It later advised the Government that it should complete purpose statements on all the commercial assets that it owned which would force ministers to consider whether it was prudent for the Government to continue owning assets.
Some assets, for example, might remain in Crown ownership as they provided an important public service, such as maintaining the rail network, in the case of KiwiRail.
In other cases, there might be no good reason for the Government to own an asset, in which case ministers could decide whether to sell the asset off and invest the sale proceeds in something else.
The idea is controversial, not least because NZ First has been extremely critical of the idea.
National has ruled out asset sales this term but has strongly suggested it will campaign on a mandate to sell assets if it wins a second term.
Treasury secretary Iain Rennie said the overall exercise was called the “Crown ownership purpose exercise” and it meant going through “entity-by-entity”.
Snowden said once all the reviews were completed, State-owned Enterprises Minister Simeon Brown would take a collective paper through Cabinet.
Green co-leader Chlöe Swarbrick asked whether there was contemplation of selling the assets.
Rennie said that Treasury would not be making recommendations to sell or keep an asset, but it would give advice on whether the Crown had a firm rationale for continuing to own an asset.
“Decisions about retaining assets, selling assets, carving up part of assets… that sits with ministers,” Rennie said.
Snowden added that Treasury could conclude that the Crown doesn’t have an explicit purpose for owning an asset, but ministers would decide whether it should actually be sold.
He said the exercise was designed to ask whether the Crown had an interest in a particular area, if so, is that interest best served by owning an asset or regulating that sector.
“One option from that is you may conclude the Crown doesn’t have an ownership purpose and it’s up to ministers to decide what they want to do with that asset.”
He added the exercise wasn’t driven by deciding whether to hold or sell the asset.
“We initiated it so that we could be clear from a monitoring perspective, what does the Government want out of the entity that we’re owning, so we’re using it far more to be able to target our monitoring efforts.
“What you might keep or drop is almost an offshoot from that,” Snowden said.
He said Treasury had not done any work on actually selling the assets if that is what ministers wanted to do.
“That’s a follow-up piece of work,” he said.
National is likely to take a policy on selling asset sales to the election.
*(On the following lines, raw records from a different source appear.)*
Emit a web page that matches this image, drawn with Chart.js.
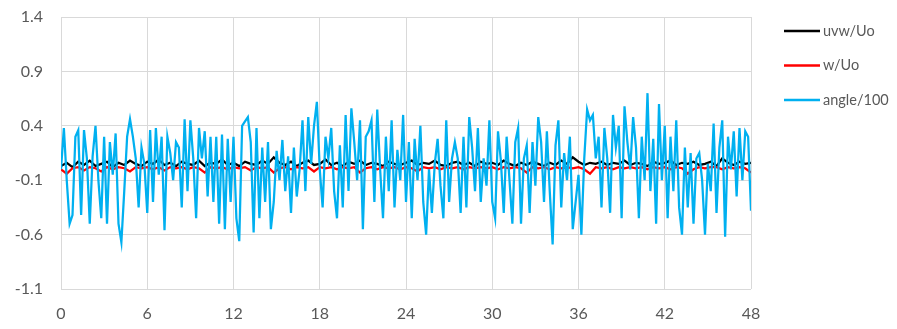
<!DOCTYPE html>
<html>
<head>
	<meta charset="utf-8">
	<title>uvw / w / angle</title>
	<style>
		html, body { margin: 0; padding: 0; background: #fff; }
		#wrap { width: 897px; height: 329px; position: relative; }
	</style>
</head>
<body>
	<div id="wrap">
		<canvas id="flowChart"></canvas>
	</div>

	<script src="https://cdn.jsdelivr.net/npm/chart.js@4.4.0/dist/chart.umd.min.js"></script>
	<script type="text/javascript">
		// tick labels
		const yTicks = [-1.1, -0.6, -0.1, 0.4, 0.9, 1.4];
		const xTicks = [0, 6, 12, 18, 24, 30, 36, 42, 48];

		// angle/100 sampled every 0.2
		const angleStep = 0.2;
		const angle100 = [
			0.0, 0.38, -0.1, -0.5, -0.42, 0.3, 0.36, -0.42, 0.36, 0.1,
			-0.5, 0.12, 0.4, -0.1, -0.45, 0.3, -0.5, 0.25, -0.05, 0.33,
			-0.5, -0.67, -0.2, 0.3, 0.46, 0.3, 0.1, -0.35, 0.2, 0.05,
			-0.4, 0.36, -0.3, 0.38, -0.05, 0.3, -0.56, 0.3, 0.15, -0.1,
			0.25, 0.2, -0.35, 0.46, -0.2, 0.45, 0.1, -0.45, 0.38, 0.1,
			0.35, -0.25, 0.3, -0.3, 0.3, -0.5, 0.32, -0.55, 0.28, -0.3,
			0.3, -0.45, -0.66, 0.4, 0.44, 0.48, 0.25, -0.58, 0.38, -0.45,
			0.2, -0.3, 0.25, -0.55, -0.3, 0.17, -0.1, 0.27, -0.2, 0.12,
			-0.4, 0.2, -0.25, 0.0, 0.45, -0.2, 0.48, 0.05, 0.4, 0.62,
			0.0, -0.35, 0.3, 0.1, 0.38, -0.2, -0.45, 0.22, -0.35, 0.5,
			-0.2, 0.56, 0.25, -0.1, 0.45, -0.55, 0.3, 0.35, 0.45, -0.3,
			0.55, 0.0, -0.45, 0.3, -0.2, 0.45, -0.35, 0.18, -0.1, 0.5,
			-0.3, 0.25, -0.45, 0.28, -0.1, 0.4, -0.3, -0.6, 0.0, -0.4,
			0.05, 0.28, -0.15, -0.45, 0.45, -0.3, 0.1, 0.25, 0.1, -0.4,
			0.3, -0.35, 0.48, 0.2, -0.2, 0.38, -0.3, 0.1, -0.15, 0.45,
			-0.3, -0.45, 0.35, 0.08, -0.4, 0.3, -0.1, -0.5, 0.25, 0.38,
			-0.5, 0.1, 0.22, -0.4, 0.25, -0.15, 0.48, 0.25, -0.3, 0.35,
			-0.2, -0.69, 0.22, 0.45, -0.35, 0.15, -0.1, 0.3, -0.55, -0.3,
			-0.05, -0.6, 0.1, 0.55, 0.45, 0.5, 0.1, 0.3, -0.35, 0.38,
			0.1, -0.4, 0.5, 0.2, 0.4, -0.45, 0.58, 0.25, 0.0, 0.48,
			0.2, -0.45, 0.3, -0.1, 0.7, -0.2, 0.28, -0.5, 0.6, -0.1,
			0.4, -0.45, 0.3, -0.2, 0.45, -0.35, -0.6, 0.2, -0.35, 0.15,
			-0.5, 0.1, 0.15, -0.1, -0.6, 0.05, -0.2, 0.42, -0.4, 0.2,
			0.45, -0.62, 0.3, 0.0, 0.35, -0.25, 0.38, -0.1, 0.35, 0.3,
			-0.38
		];

		// uvw/Uo and w/Uo sampled every 0.4
		const velStep = 0.4;
		const uvwUo = [
			0.03, 0.06, 0.02, 0.07, 0.04, 0.08, 0.03, 0.05, 0.07, 0.02, 0.06, 0.04, 0.08, 0.05, 0.03, 0.07, 0.05, 0.09, 0.04, 0.06,
			0.03, 0.07, 0.05, 0.04, 0.08, 0.03, 0.06, 0.05, 0.09, 0.04, 0.06, 0.03, 0.07, 0.05, 0.04, 0.08, 0.05, 0.11, 0.06, 0.04,
			0.07, 0.03, 0.06, 0.08, 0.04, 0.05, 0.09, 0.04, 0.06, 0.03, 0.07, 0.05, 0.08, 0.04, 0.06, 0.05, 0.03, 0.07, 0.05, 0.04,
			0.06, 0.08, 0.04, 0.06, 0.05, 0.08, 0.04, 0.03, 0.06, 0.07, 0.04, 0.06, 0.03, 0.07, 0.05, 0.06, 0.04, 0.08, 0.05, 0.03,
			0.06, 0.04, 0.07, 0.05, 0.03, 0.06, 0.04, 0.08, 0.05, 0.11, 0.07, 0.04, 0.06, 0.05, 0.07, 0.04, 0.06, 0.05, 0.08, 0.04,
			0.06, 0.05, 0.03, 0.07, 0.05, 0.06, 0.08, 0.04, 0.06, 0.05, 0.07, 0.04, 0.05, 0.07, 0.03, 0.1, 0.06, 0.04, 0.07, 0.05,
			0.06
		];
		const wUo = [
			0.0, -0.04, 0.01, 0.02, -0.01, 0.02, 0.01, -0.02, 0.02, 0.0, 0.02, 0.01, -0.02, 0.02, 0.01, 0.02, 0.0, 0.02, -0.01, 0.02,
			0.01, 0.02, 0.0, 0.02, 0.01, -0.03, 0.02, 0.01, 0.02, 0.0, 0.02, 0.01, 0.02, -0.01, 0.02, 0.01, 0.02, -0.03, 0.01, 0.02,
			0.0, 0.02, 0.01, 0.02, -0.02, 0.02, 0.01, 0.02, 0.0, 0.02, 0.01, 0.02, -0.03, 0.01, 0.02, 0.0, 0.02, 0.01, 0.02, 0.0,
			0.02, 0.01, -0.02, 0.02, 0.01, 0.02, 0.0, 0.02, 0.01, 0.02, 0.0, 0.02, 0.01, 0.02, 0.01, 0.02, 0.0, 0.02, 0.01, 0.02,
			0.01, -0.03, 0.02, 0.01, 0.02, 0.0, 0.02, 0.01, 0.02, 0.01, 0.02, 0.0, -0.04, 0.02, 0.01, 0.02, 0.0, 0.02, 0.01, 0.02,
			0.01, 0.02, 0.0, 0.02, 0.01, 0.02, 0.0, 0.02, 0.01, -0.04, 0.0, 0.02, 0.01, 0.02, 0.02, 0.0, 0.02, 0.01, 0.02, 0.01,
			-0.03
		];

		const toPoints = (arr, step) => arr.map((v, i) => ({ x: +(i * step).toFixed(2), y: v }));

		const textGrey = '#595959';
		const gridGrey = '#d9d9d9';
		const tickFont = { family: 'Lato, "Open Sans", sans-serif', size: 16 };

		// legend drawn at the right, Excel style (short line + label)
		const sideLegend = {
			id: 'sideLegend',
			afterDraw(chart) {
				const c = chart.ctx;
				c.save();
				c.font = '14.5px Lato, "Open Sans", sans-serif';
				c.fillStyle = textGrey;
				c.textBaseline = 'middle';
				chart.data.datasets.forEach((ds, i) => {
					const y = 31 + i * 34.5;
					c.strokeStyle = ds.borderColor;
					c.lineWidth = 2.5;
					c.beginPath();
					c.moveTo(784, y);
					c.lineTo(820, y);
					c.stroke();
					c.fillText(ds.label, 823, y);
				});
				c.restore();
			}
		};

		const ctx = document.getElementById('flowChart').getContext('2d');
		const chart = new Chart(ctx, {
			type: 'line',
			data: {
				datasets: [
					{
						label: 'uvw/Uo',
						data: toPoints(uvwUo, velStep),
						borderColor: '#000000',
						backgroundColor: '#000000',
						borderWidth: 2.25,
						pointRadius: 0,
						order: 2
					},
					{
						label: 'w/Uo',
						data: toPoints(wUo, velStep),
						borderColor: '#ff0000',
						backgroundColor: '#ff0000',
						borderWidth: 2.25,
						pointRadius: 0,
						order: 1
					},
					{
						label: 'angle/100',
						data: toPoints(angle100, angleStep),
						borderColor: '#00b0f0',
						backgroundColor: '#00b0f0',
						borderWidth: 2.25,
						pointRadius: 0,
						order: 0
					}
				]
			},
			options: {
				responsive: true,
				maintainAspectRatio: false,
				animation: false,
				layout: { padding: { top: 17, right: 146, left: 0, bottom: 0 } },
				plugins: {
					legend: { display: false },
					tooltip: { enabled: false }
				},
				scales: {
					x: {
						type: 'linear',
						min: 0,
						max: 48,
						afterBuildTicks: s => { s.ticks = xTicks.map(v => ({ value: v })); },
						afterFit: s => { s.height = 40; },
						ticks: {
							color: textGrey,
							font: tickFont,
							padding: 15,
							maxRotation: 0
						},
						grid: { color: gridGrey, lineWidth: 1, drawTicks: false },
						border: { display: false }
					},
					y: {
						min: -1.1,
						max: 1.4,
						afterBuildTicks: s => { s.ticks = yTicks.map(v => ({ value: v })); },
						afterFit: s => {
							s.width = 61;
							// labels are allowed to stick out above/below the plot
							s.paddingTop = 0;
							s.paddingBottom = 0;
						},
						ticks: {
							color: textGrey,
							font: tickFont,
							padding: 18,
							callback: v => v.toFixed(1)
						},
						grid: { color: gridGrey, lineWidth: 1, drawTicks: false },
						border: { display: false }
					}
				}
			},
			plugins: [sideLegend]
		});
	</script>
</body>
</html>
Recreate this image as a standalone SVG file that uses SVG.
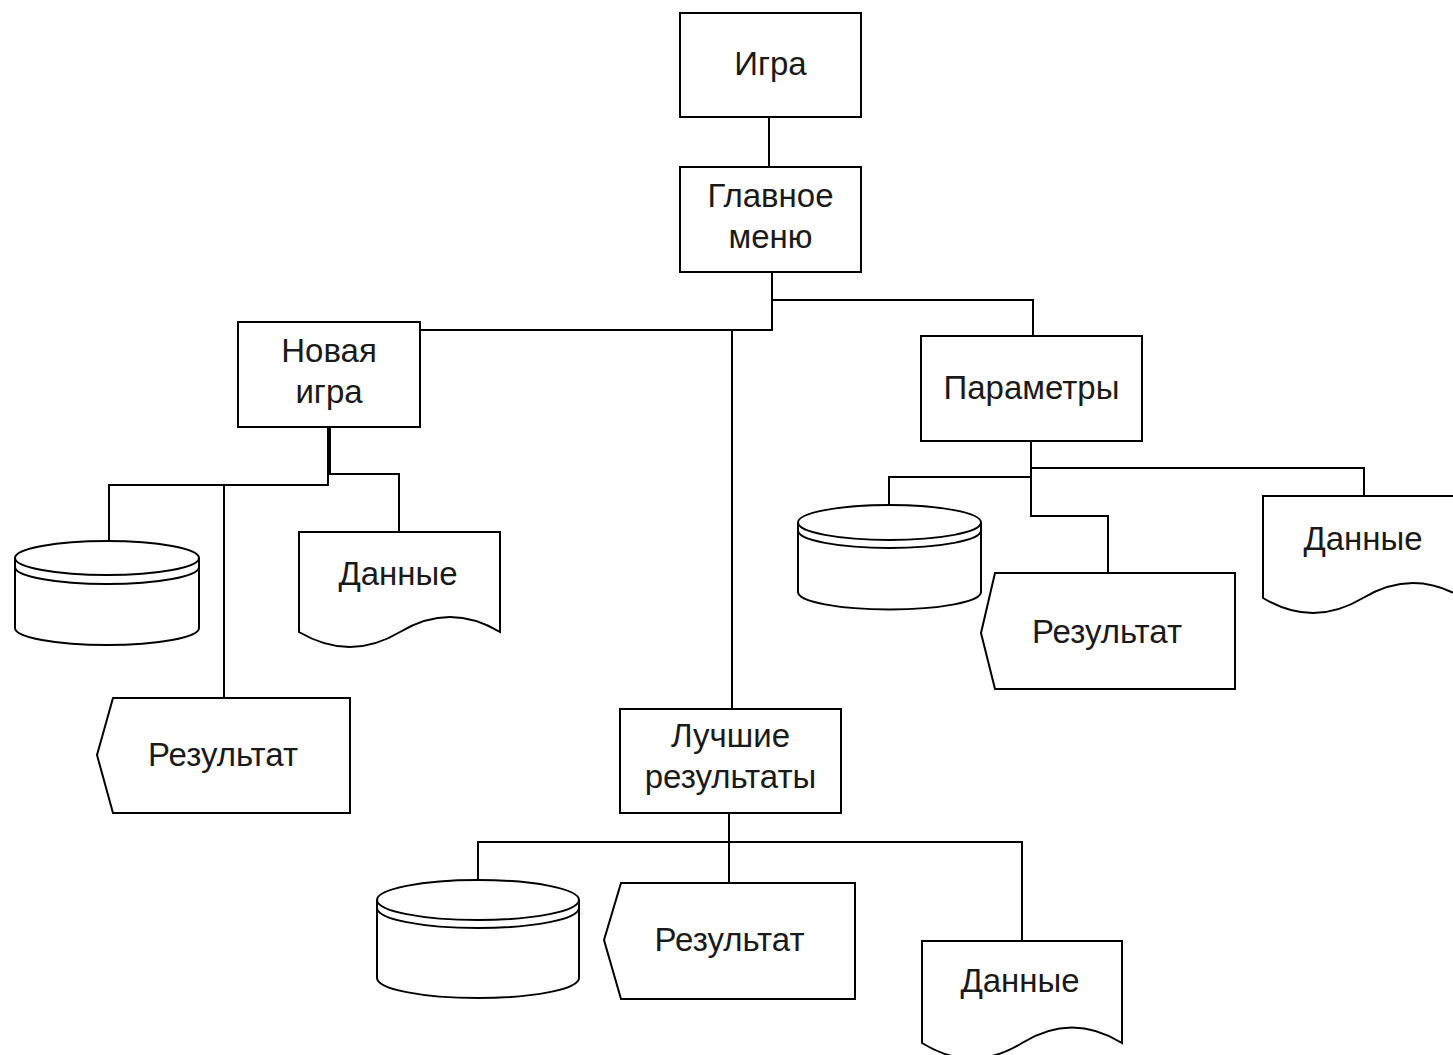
<svg xmlns="http://www.w3.org/2000/svg" width="1453" height="1055" viewBox="0 0 1453 1055">
<style>
.s{fill:#fff;stroke:#000;stroke-width:2}
.c{fill:none;stroke:#000;stroke-width:2}
.t{font-family:"Liberation Sans",Arial,sans-serif;font-size:33px;fill:#1a1a1a;text-anchor:middle}
</style>
<rect x="0" y="0" width="1453" height="1055" fill="#fff"/>
<g id="connectors">
<path class="c" d="M769,117 V167"/>
<path class="c" d="M772,272 V300 H1033 V336"/>
<path class="c" d="M772,300 V330 H420"/>
<path class="c" d="M772,330 H732 V709"/>
<path class="c" d="M330,427 V474 H399 V532"/>
<path class="c" d="M328,427 V485 H109 V541"/>
<path class="c" d="M328,485 H224 V698"/>
<path class="c" d="M1031,441 V468 H1364 V496"/>
<path class="c" d="M1031,468 V477 H889 V505"/>
<path class="c" d="M1031,477 V516 H1108 V573"/>
<path class="c" d="M729,813 V842 H478 V880"/>
<path class="c" d="M729,842 V883"/>
<path class="c" d="M729,842 H1022 V941"/>
</g>
<g id="igra">
<rect class="s" x="680" y="13" width="181" height="104"/>
<text class="t" x="770.5" y="75">Игра</text>
</g>
<g id="main-menu">
<rect class="s" x="680" y="167" width="181" height="105"/>
<text class="t" x="770.5" y="207">Главное</text>
<text class="t" x="770.5" y="248">меню</text>
</g>
<g id="new-game">
<rect class="s" x="238" y="322" width="182" height="105"/>
<text class="t" x="329" y="362">Новая</text>
<text class="t" x="329" y="403">игра</text>
</g>
<g id="params">
<rect class="s" x="921" y="336" width="221" height="105"/>
<text class="t" x="1031.5" y="399">Параметры</text>
</g>
<g id="best">
<rect class="s" x="620" y="709" width="221" height="104"/>
<text class="t" x="730.5" y="747">Лучшие</text>
<text class="t" x="730.5" y="788">результаты</text>
</g>
<g id="disk1">
<path class="s" d="M15,558 V628 A92,17 0 0 0 199,628 V558"/>
<ellipse class="s" cx="107" cy="558" rx="92" ry="17"/>
<path class="c" d="M15,567 A92,17 0 0 0 199,567"/>
</g>
<g id="data1">
<path class="s" d="M299,532 H500 V632 Q450,602 400,632 T299,632 Z"/>
<text class="t" x="398" y="585">Данные</text>
</g>
<g id="result1">
<path class="s" d="M113,698 H350 V813 H113 L97,755 Z"/>
<text class="t" x="223" y="766">Результат</text>
</g>
<g id="disk2">
<path class="s" d="M798,522.5 V592 A91.5,17.5 0 0 0 981,592 V522.5"/>
<ellipse class="s" cx="889.5" cy="522.5" rx="91.5" ry="17.5"/>
<path class="c" d="M798,530.5 A91.5,17.5 0 0 0 981,530.5"/>
</g>
<g id="result2">
<path class="s" d="M995,573 H1235 V689 H995 L981,633 Z"/>
<text class="t" x="1107" y="643">Результат</text>
</g>
<g id="data2">
<path class="s" d="M1263,496 H1463 V598 Q1413,568 1363,598 T1263,598 Z"/>
<text class="t" x="1363" y="550">Данные</text>
</g>
<g id="disk3">
<path class="s" d="M377,900 V978 A101,20 0 0 0 579,978 V900"/>
<ellipse class="s" cx="478" cy="900" rx="101" ry="20"/>
<path class="c" d="M377,908 A101,20 0 0 0 579,908"/>
</g>
<g id="result3">
<path class="s" d="M621,883 H855 V999 H621 L604,940 Z"/>
<text class="t" x="729.5" y="951">Результат</text>
</g>
<g id="data3">
<path class="s" d="M922,941 H1122 V1043 Q1072,1012 1022,1043 T922,1043 Z"/>
<text class="t" x="1020" y="992">Данные</text>
</g>
</svg>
Edmonds pressed Rennie on the line between helping the Government formulate government policy and assisting National in writing party policy to take to an election.
“The test I have is, ‘is there a reasonable expectation of any work that we do that it is going through a Government process that ultimately ends up in the Cabinet?’,” Rennie said.
He said there was a “grey area” where Treasury helped on work commissioned in good faith “but for whatever set of reasons it will shift on to a party track and that is for good and sensible reasons”.
He said Finance Minister Nicola Willis was “very good about defending the integrity of the Treasury”.